While the acquisition bid of Unocal has infuriated many Americans, another quietly emerging phenomenon should also be noticed: North Korea's "six-party talks" on nuclear weapons, previously postponed for one year due to North Korea's withdrawal, have suddenly revived. On the surface, it appears that Pyongyang has agreed to return to the negotiation table; in reality, Beijing is manipulating behind the scenes. First of all, only Beijing – which has given the most aid to North Korea and whose stand as been the most consistent – can influence Pyongyang. Secondly, Beijing, acting in the role of a "two-faced middleman," feels that it once again has the opportunity to bargain with Washington: The U.S. might decide to give Unocal to China on account of its need for Beijing's help in resolving the North Korean nuclear conflict.

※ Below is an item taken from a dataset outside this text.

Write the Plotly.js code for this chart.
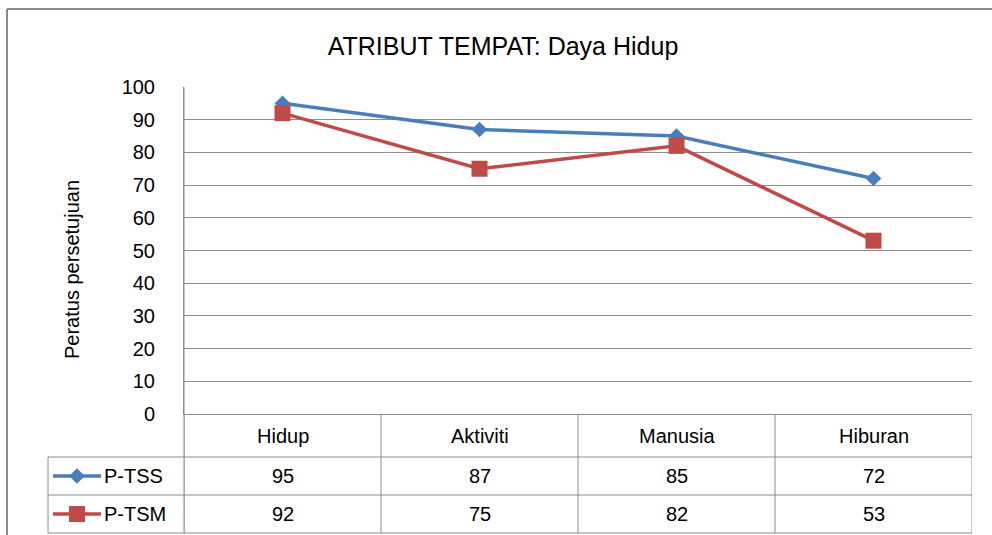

The U.S. government faces a cruel dilemma. From a purely commercial perspective, the price offered by the Chinese government is indeed attractive to Unocal and has short-term benefits for the U.S. economy; from the perspective of national security, the Chinese government's aggressive offer will have far-reaching consequences. Seventy percent of the oil and natural gas reserves controlled by Unocal are in Asia and the Caspian region. If the Chinese government succeeded in buying Unocal, then it would have control over the natural gas and oil reservoirs in India, Thailand, Azerbaijan, Bangladesh and other countries. At a time when the competition for resources between the U.S. and China is at its most intense, swallowing the No. 1 U.S. oil conglomerate is like snatching food from a tiger's mouth. Now that world oil prices have sharply increased to over $60 a barrel and could go higher, any more control the U.S. gives to China will pose overwhelming risks to U.S. security.

Here's why: Unocal has experience in dealing with the Afghanistan Taliban government and Burmese military government, and owns more than 140 billion cubic meters of natural gas reserves in Yadana oil fields along the coast of Burma alone. If Unocal is taken over by China, one can imagine the subsequent potential strategic risks.

Underlying China's "emergence" lays the potential risk of an alliance with dangerous nations

At the same time, the U.S. is apprehensive that rejecting China's offer might give the CCP reason to turn to "dangerous nations" in their desperation for resources. To obtain resources by every possible means, Beijing has already established a close relationship with the civilized world's common enemies – Sudan, Iran and other countries – not only putting huge funds into these highly dangerous nations to exploit resources, but also supplying nuclear diffusion weapons on a large scale to Iran, strengthening its ability to fight against the civilized world. Whenever Western nations try to raise the issue of genocide in Sudan and Iran's nuclear weapon strategy at the U.N., the Chinese government threatens to veto. With the emergence of conservative Moslems in Iran's elections, the close relationship between China and Iran has gone a step further. The chances of the two nations joining hands against the civilized world have increased. Therefore, whether Beijing acquires Unocal will not change China's policy of forming increasingly close alliances with other dangerous nations.

Everyone is familiar with the idea that the Chinese military's so-called "modernization" is actually "Russianization" (to be like Russia, or the former Soviet Union), using Russian types of equipment, a Russian-type of military organization. Similarly, the so-called "emergence of China" sounds dangerously similar to the former Soviet Union's "emergence" in gathering the country's resources under an autocratic system, increasing economic output, and giving those in power the extraordinary capability to mobilize and gather all of the country's resources in order to prove itself as an equal to the U.S. China is keen to acquire U.S. companies at all costs. On the surface, it seems to be a desperate need for resources; in reality, it is the hidden ambition to strategically control America's economic lifeline. In its own words, this is how to "fight a battle without gun smoke."

Sustaining continued economic growth has already become the CCP's most important bargaining counter in maintaining their power (or what they like to call "social stability"). In order to do this successfully, Beijing must maintain the appearance of a "prosperous China," using so-called "economic emergence" to divert the attention of insiders and outsiders, dilute the bloody massacres it has committed in history, and divert eyes from its continued violations of human rights. To achieve its objectives, the CCP will probably spare no efforts in its pursuit of control over the world's resources, and the whole world should watch it closely.